EXERCISE MATERIAL
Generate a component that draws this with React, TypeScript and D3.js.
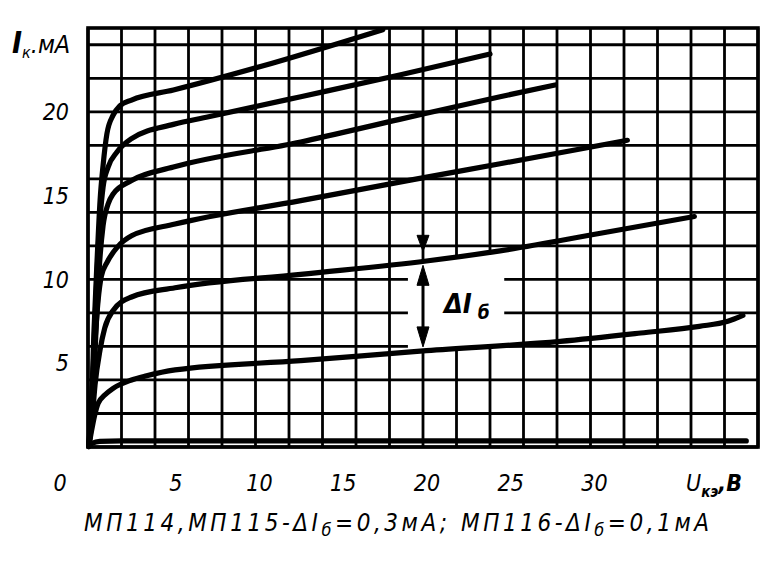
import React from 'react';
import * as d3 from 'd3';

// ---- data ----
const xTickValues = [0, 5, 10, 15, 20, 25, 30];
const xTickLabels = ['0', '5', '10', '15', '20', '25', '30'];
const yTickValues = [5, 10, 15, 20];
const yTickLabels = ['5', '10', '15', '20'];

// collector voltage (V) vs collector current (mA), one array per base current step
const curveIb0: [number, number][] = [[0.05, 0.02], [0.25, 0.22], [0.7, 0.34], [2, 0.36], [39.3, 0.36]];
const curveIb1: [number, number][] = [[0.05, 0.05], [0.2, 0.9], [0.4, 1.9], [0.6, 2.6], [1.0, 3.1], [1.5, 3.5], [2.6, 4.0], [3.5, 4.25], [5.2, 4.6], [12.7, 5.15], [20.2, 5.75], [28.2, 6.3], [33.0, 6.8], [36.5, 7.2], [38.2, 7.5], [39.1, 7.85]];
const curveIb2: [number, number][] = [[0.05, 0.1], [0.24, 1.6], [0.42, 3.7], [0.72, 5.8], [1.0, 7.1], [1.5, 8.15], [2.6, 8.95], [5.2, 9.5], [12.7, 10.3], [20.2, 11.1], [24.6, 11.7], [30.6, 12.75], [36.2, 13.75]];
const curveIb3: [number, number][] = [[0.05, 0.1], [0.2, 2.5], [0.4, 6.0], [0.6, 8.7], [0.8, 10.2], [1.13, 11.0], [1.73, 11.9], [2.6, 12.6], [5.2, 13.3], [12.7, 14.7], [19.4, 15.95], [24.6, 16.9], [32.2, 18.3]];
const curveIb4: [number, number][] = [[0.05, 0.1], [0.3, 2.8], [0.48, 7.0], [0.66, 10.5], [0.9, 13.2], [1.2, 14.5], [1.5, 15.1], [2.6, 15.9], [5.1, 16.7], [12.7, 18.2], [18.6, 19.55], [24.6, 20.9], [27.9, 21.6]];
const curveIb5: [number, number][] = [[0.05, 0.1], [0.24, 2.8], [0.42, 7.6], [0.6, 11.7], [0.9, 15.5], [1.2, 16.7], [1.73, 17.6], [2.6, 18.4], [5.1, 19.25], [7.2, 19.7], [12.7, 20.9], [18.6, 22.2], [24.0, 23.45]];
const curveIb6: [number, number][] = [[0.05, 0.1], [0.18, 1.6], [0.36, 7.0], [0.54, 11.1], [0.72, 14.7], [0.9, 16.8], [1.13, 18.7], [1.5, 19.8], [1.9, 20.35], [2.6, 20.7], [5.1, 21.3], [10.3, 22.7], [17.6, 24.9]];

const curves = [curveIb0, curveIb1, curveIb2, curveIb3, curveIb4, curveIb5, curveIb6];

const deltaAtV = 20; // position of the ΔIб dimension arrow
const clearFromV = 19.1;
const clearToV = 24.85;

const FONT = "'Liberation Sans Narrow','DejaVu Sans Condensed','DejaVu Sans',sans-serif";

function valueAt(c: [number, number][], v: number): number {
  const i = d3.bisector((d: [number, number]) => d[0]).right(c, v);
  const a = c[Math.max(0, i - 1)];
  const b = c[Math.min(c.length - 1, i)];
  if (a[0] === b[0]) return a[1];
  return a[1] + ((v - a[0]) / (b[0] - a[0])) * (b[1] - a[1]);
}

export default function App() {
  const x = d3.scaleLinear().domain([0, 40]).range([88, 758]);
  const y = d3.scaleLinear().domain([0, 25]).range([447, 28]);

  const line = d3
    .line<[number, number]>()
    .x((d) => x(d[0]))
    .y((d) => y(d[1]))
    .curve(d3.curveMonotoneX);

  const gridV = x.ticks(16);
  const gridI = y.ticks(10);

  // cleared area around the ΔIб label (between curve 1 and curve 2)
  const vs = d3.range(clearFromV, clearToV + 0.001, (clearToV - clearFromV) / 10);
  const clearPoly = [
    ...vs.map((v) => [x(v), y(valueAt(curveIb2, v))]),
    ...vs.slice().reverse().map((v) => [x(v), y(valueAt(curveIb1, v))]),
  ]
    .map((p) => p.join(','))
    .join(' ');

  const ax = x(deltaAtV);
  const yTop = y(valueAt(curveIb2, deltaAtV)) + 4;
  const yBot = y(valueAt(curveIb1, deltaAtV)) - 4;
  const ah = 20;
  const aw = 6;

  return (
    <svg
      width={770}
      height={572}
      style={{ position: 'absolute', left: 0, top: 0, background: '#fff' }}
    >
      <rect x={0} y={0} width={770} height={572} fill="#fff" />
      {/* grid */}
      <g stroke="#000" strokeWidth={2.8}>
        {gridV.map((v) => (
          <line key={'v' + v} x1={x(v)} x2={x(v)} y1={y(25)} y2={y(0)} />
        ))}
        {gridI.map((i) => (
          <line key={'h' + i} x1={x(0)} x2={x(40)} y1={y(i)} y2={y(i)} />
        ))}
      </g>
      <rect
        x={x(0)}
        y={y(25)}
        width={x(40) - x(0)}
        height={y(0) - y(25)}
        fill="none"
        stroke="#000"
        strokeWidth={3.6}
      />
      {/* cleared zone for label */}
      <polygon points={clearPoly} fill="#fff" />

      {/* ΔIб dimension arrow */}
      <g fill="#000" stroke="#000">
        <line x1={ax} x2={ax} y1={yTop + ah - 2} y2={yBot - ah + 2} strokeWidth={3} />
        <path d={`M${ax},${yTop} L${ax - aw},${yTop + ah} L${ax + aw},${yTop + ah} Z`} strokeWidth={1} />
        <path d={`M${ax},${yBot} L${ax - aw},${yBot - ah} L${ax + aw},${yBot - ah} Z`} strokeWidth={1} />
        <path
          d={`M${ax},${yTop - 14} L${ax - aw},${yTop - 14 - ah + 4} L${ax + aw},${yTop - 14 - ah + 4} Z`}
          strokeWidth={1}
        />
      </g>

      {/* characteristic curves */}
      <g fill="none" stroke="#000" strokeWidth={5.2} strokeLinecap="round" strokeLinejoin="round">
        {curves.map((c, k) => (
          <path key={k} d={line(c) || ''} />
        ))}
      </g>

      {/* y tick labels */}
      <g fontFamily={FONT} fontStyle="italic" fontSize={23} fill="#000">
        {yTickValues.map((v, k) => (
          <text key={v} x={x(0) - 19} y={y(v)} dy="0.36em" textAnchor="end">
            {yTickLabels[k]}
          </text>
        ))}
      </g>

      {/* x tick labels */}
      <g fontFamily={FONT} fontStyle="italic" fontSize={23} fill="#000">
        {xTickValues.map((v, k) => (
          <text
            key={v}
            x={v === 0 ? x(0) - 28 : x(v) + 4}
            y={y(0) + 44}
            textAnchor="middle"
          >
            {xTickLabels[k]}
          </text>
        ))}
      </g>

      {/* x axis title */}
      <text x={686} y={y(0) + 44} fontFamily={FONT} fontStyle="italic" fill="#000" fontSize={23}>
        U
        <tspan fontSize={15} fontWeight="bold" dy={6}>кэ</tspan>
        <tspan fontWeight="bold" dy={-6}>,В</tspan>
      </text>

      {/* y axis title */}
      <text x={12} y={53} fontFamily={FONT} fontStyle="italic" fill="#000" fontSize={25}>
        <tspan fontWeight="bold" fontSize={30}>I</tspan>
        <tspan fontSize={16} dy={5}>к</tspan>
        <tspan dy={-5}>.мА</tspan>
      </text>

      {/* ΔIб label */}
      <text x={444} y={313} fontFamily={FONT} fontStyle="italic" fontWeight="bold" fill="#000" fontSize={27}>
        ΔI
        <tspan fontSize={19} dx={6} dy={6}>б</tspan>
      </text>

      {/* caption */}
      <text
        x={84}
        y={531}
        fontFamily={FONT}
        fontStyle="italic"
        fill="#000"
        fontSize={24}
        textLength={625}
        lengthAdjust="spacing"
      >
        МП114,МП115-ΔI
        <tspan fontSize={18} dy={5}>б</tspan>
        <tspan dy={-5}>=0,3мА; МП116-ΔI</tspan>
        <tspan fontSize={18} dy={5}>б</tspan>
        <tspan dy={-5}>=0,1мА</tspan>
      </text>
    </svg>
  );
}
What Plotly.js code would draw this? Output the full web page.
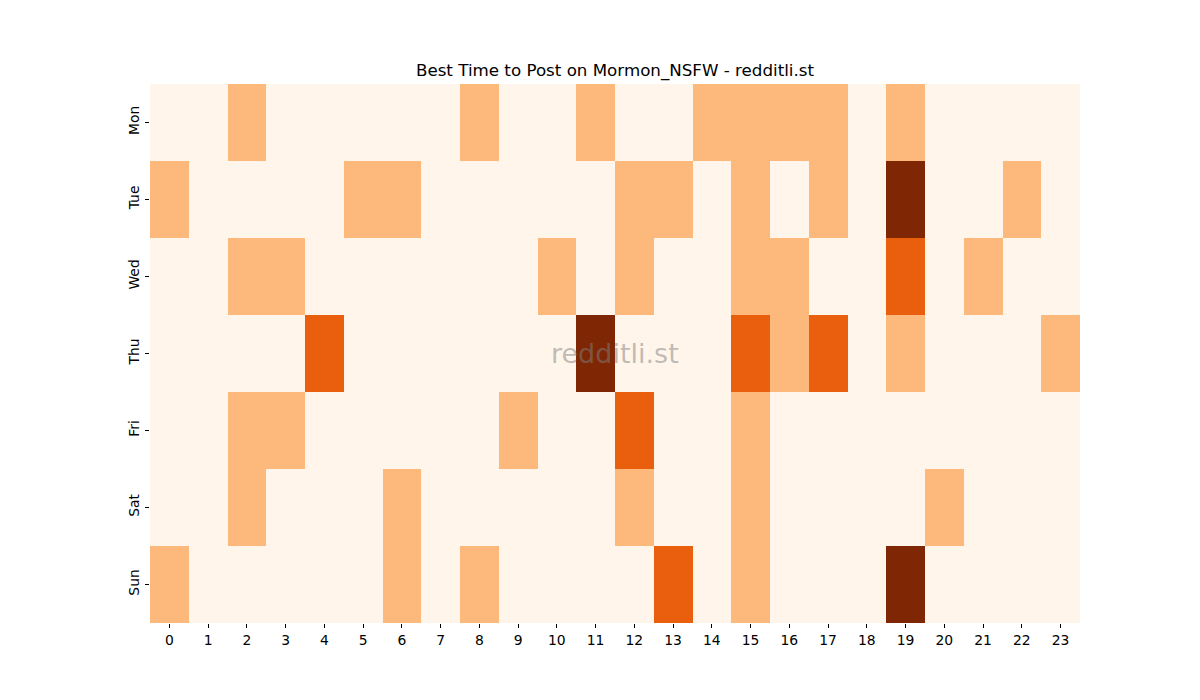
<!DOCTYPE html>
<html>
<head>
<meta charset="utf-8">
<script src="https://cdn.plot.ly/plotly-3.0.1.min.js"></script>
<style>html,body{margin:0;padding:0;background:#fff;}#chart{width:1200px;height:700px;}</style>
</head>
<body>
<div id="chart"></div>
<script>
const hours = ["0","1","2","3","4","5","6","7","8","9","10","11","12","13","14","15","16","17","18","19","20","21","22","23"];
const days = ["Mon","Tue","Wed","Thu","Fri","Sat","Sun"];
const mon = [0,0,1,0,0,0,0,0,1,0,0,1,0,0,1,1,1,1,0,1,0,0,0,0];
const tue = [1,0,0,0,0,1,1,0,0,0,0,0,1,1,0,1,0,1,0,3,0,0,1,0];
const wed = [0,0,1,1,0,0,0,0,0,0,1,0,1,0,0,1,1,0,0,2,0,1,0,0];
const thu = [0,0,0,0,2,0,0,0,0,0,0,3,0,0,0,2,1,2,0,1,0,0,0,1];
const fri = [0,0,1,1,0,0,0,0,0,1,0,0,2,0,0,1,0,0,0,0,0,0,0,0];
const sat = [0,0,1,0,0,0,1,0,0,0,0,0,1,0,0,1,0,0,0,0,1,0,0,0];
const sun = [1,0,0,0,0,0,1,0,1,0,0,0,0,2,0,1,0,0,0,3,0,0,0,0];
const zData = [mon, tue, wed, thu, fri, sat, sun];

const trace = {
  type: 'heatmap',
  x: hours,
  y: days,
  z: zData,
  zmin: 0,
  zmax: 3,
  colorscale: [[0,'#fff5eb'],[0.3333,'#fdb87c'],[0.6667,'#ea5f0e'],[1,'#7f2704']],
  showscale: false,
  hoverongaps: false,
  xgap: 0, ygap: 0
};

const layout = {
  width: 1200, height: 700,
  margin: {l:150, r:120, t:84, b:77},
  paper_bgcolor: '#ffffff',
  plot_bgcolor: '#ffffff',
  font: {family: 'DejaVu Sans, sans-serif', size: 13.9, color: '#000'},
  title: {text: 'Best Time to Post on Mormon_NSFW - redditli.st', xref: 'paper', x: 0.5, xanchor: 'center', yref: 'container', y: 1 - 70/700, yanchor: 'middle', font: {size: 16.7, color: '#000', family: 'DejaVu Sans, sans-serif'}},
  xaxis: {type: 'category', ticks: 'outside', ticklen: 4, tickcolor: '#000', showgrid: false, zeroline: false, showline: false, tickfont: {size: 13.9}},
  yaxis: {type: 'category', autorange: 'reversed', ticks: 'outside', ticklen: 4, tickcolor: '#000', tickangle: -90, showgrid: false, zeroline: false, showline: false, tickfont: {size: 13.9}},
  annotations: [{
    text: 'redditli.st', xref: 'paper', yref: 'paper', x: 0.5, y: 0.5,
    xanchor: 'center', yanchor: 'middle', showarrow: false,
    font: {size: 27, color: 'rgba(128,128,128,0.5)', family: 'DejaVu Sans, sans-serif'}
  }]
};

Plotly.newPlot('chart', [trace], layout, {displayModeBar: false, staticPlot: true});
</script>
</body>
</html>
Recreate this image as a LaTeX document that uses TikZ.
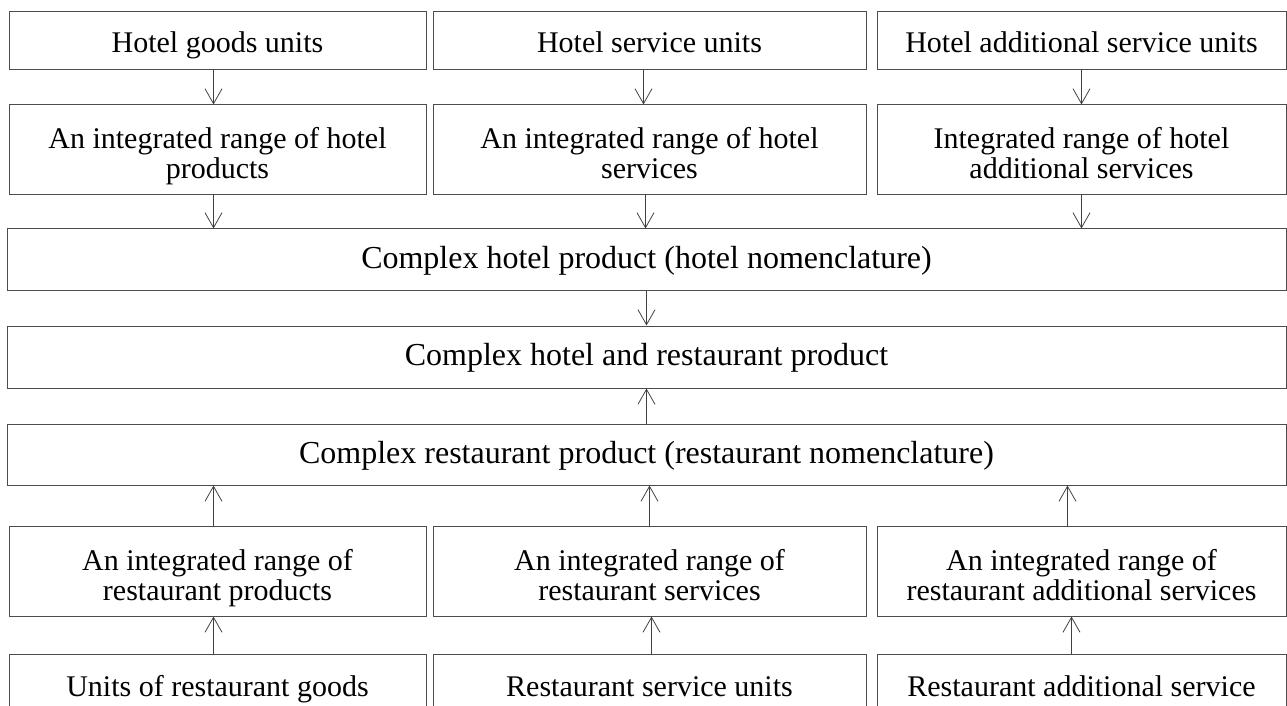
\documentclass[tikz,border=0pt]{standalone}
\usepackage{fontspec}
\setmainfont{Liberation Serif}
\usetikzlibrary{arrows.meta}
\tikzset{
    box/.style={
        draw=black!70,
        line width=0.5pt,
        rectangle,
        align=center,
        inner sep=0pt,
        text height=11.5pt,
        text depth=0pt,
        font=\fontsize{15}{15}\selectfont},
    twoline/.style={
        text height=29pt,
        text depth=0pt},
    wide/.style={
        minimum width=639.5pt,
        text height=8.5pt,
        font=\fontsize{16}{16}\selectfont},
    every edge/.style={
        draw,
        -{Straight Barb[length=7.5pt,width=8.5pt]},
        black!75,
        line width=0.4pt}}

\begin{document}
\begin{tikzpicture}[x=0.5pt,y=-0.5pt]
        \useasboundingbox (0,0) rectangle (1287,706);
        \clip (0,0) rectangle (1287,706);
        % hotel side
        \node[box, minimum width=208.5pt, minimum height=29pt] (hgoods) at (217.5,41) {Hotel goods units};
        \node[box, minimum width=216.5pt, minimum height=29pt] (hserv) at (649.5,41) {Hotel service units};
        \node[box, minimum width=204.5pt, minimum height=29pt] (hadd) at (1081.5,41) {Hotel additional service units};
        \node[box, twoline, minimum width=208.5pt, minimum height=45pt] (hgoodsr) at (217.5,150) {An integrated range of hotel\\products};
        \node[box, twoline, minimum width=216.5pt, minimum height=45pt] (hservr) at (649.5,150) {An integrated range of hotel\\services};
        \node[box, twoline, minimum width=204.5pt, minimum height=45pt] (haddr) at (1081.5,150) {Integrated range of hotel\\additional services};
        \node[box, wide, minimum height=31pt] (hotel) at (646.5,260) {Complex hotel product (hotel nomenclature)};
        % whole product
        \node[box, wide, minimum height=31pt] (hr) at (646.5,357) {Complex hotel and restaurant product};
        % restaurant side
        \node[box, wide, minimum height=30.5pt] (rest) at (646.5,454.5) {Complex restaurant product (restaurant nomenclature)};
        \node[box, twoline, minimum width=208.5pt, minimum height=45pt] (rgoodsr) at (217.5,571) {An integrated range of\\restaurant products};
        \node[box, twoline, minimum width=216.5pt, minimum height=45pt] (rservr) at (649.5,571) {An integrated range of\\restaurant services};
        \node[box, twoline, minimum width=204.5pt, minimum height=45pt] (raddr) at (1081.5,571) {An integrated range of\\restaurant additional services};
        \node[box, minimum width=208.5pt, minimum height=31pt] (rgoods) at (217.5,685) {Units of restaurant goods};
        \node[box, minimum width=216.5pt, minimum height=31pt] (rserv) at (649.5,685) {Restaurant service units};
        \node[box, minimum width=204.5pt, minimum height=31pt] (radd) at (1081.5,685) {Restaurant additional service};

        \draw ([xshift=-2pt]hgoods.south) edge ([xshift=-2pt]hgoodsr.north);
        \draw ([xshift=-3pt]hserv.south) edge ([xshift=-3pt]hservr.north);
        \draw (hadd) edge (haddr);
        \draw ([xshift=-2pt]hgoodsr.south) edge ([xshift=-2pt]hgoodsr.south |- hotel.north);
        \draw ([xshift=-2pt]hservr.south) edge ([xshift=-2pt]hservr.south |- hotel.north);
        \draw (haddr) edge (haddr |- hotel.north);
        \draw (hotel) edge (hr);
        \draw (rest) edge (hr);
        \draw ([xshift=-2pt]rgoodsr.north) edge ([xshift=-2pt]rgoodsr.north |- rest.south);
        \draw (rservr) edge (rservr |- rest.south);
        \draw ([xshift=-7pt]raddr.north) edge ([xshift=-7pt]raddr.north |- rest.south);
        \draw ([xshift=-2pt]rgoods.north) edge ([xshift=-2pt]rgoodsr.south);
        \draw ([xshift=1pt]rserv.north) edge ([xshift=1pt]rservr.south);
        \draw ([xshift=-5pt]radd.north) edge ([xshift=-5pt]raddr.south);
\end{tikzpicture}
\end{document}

WHAT IS EXPECTED
Take the records above from their first line through the line with "const yTickLabels = ['5', '10', '15', '20'];" and set those lines down word for word, minus the pictures.

OUTPUT FOR THIS TASK
Generate a component that draws this with React, TypeScript and D3.js.
import React from 'react';
import * as d3 from 'd3';

// ---- data ----
const xTickValues = [0, 5, 10, 15, 20, 25, 30];
const xTickLabels = ['0', '5', '10', '15', '20', '25', '30'];
const yTickValues = [5, 10, 15, 20];
const yTickLabels = ['5', '10', '15', '20'];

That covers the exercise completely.